I happened to be halfway through a story in Harper's magazine about the Slobodan Milosevic trial when news broke that Saddam Hussein had been captured. Milosevic's trial at The Hague started in February and is expected to last for a couple of more years. His is one of about 100 cases before the International Tribunal for the Prosecution of Persons Responsible for Serious Violations of International Humanitarian Law Committed in the Terrory of the Former Yugoslavia. Altogether, the cases are expected to keep the Tribunal busy until 2012.

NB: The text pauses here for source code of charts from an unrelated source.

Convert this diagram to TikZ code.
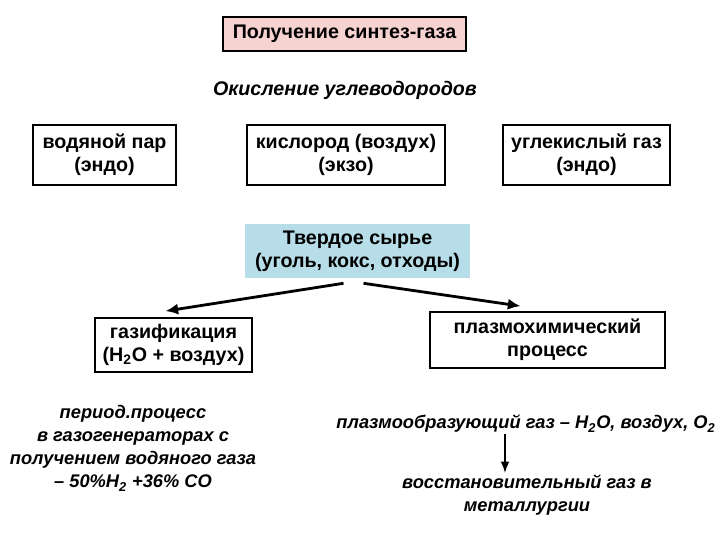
\documentclass[tikz,border=0pt]{standalone}
\usepackage{fontspec}
\setmainfont{Liberation Sans}
\usepackage{xcolor}
\usepackage{tikz}
\usetikzlibrary{arrows.meta,positioning,calc}
\definecolor{ink}{HTML}{000000}
\definecolor{pinkbg}{HTML}{F6D2D0}
\definecolor{aquabg}{HTML}{B7DDE8}
\tikzset{
  >=Latex,
  every node/.style={font=\bfseries\fontsize{14}{16.5}\selectfont,text=ink},
  comp/.style={draw=ink,line width=1.3pt,fill=white,align=center,inner sep=3pt},
  titlebox/.style={comp,fill=pinkbg},
  raw/.style={align=center,fill=aquabg,inner sep=3pt},
  note/.style={align=center,inner sep=1pt,font=\bfseries\itshape\fontsize{13}{16.5}\selectfont},
  arrow/.style={->,line width=2pt,draw=ink,>={Latex[length=9pt,width=8pt]}},
  thinarr/.style={->,line width=1pt,draw=ink,>={Latex[length=8pt,width=6pt]}}
}
\begin{document}
\begin{tikzpicture}[x=0.025cm,y=0.025cm]
  \useasboundingbox (0,0) rectangle (720,-540);
  \node[titlebox,minimum width=6.075cm,minimum height=0.85cm] (title) at (344.5,-34) {Получение синтез-газа};
  \node[note,font=\bfseries\itshape\fontsize{14}{16.5}\selectfont] (oxid) at (345,-90) {Окисление углеводородов};

  \node[comp,minimum width=3.575cm,minimum height=1.5cm] (steam) at (104.5,-155) {водяной пар\\(эндо)};
  \node[comp,minimum width=4.95cm,minimum height=1.5cm] (oxygen) at (346,-155) {кислород (воздух)\\(экзо)};
  \node[comp,minimum width=4.175cm,minimum height=1.5cm] (carbon) at (586.5,-155) {углекислый газ\\(эндо)};

  \node[raw,minimum width=5.625cm,minimum height=1.35cm] (solid) at (357.5,-251) {Твердое сырье\\(уголь, кокс, отходы)};

  \node[comp,minimum width=3.925cm,minimum height=1.35cm] (gasif) at (173.5,-345) {газификация\\(H\textsubscript{2}O + воздух)};
  \node[comp,minimum width=5.875cm,minimum height=1.4cm] (plasma) at (547.5,-340) {плазмохимический\\процесс};

  \node[note] (period) at (133,-448) {период.процесс\\в газогенераторах с\\получением водяного газа\\– 50\%H\textsubscript{2} +36\% CO};
  \node[note] (plgas) at (526,-424) {плазмообразующий газ – H\textsubscript{2}O, воздух, O\textsubscript{2}};
  \node[note] (redgas) at (527,-495) {восстановительный газ в\\металлургии};

  \draw[arrow] ([xshift=-0.35cm,yshift=-0.125cm]solid.south)--([xshift=-0.2cm,yshift=0.15cm]gasif.north);
  \draw[arrow] ([xshift=0.15cm,yshift=-0.125cm]solid.south)--([xshift=-0.675cm,yshift=0.125cm]plasma.north);
  \draw[thinarr] ([xshift=-0.525cm]plgas.south)--([xshift=-0.525cm]plgas.south |- redgas.north);
\end{tikzpicture}
\end{document}
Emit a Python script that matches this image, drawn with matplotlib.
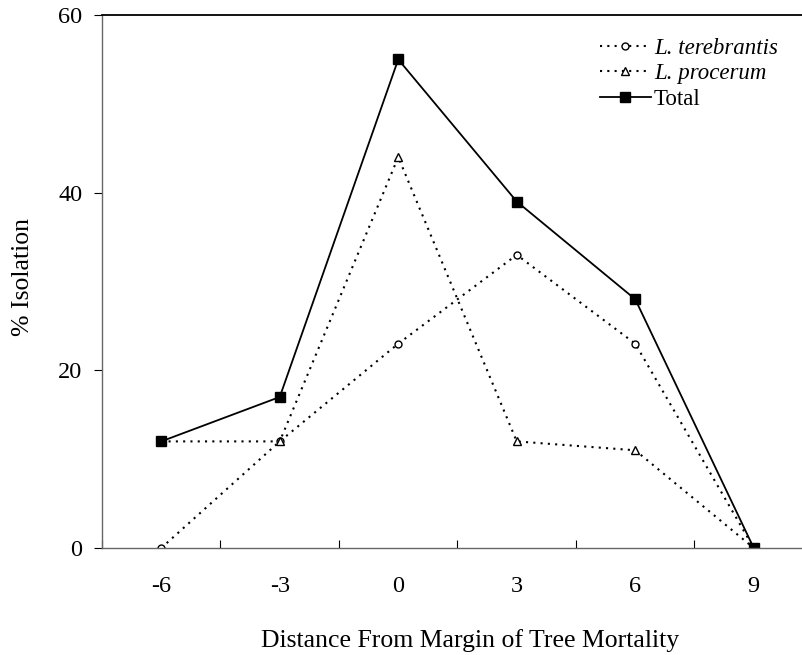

Thoughts from the author, Guy Lesser, about bringing Saddam before a similar tribunal: "The several years of both direct and indirect preparation involved in, for example, marshaling adequate admissible evidence and finding witnesses is but one issue. Others include whose notion of a 'fair' trial will prevail, and whether the trial is to deal with almost twenty-five years of International Humanitarian Law and human-rights abuses or ought to be a brief proceeding limited in its scope. If the latter, victims' families are certain to raise passionate objections. A trial of broad scope, on the other hand, would undoubtedly drag on for several years. And it is quite easy to imagine that much would be made of active U.S. support of Hussein's regime during the conflict with Iran, that the 'legality' of the United States invasion would be vigorously contested by the defendant(s), and that every effort possible would be made to play to the region's anti-American audience, portraying Hussein as both a martyr struggling to defend Islam from the West and something of a pawn, turned upon and betrayed by his former ally, the United States. Doubtless, too, some attempt would be made not only to portray the current Bush agenda for the Middle East in a sinister light but also to implicate the United States during the period prior to Iraq's invasion of Kuwait, perhaps even in the role of an accomplice that supplied and trained Hussein's armed forces while turning a blind eye to IHL crimes they were fully aware of and might have done something to prevent."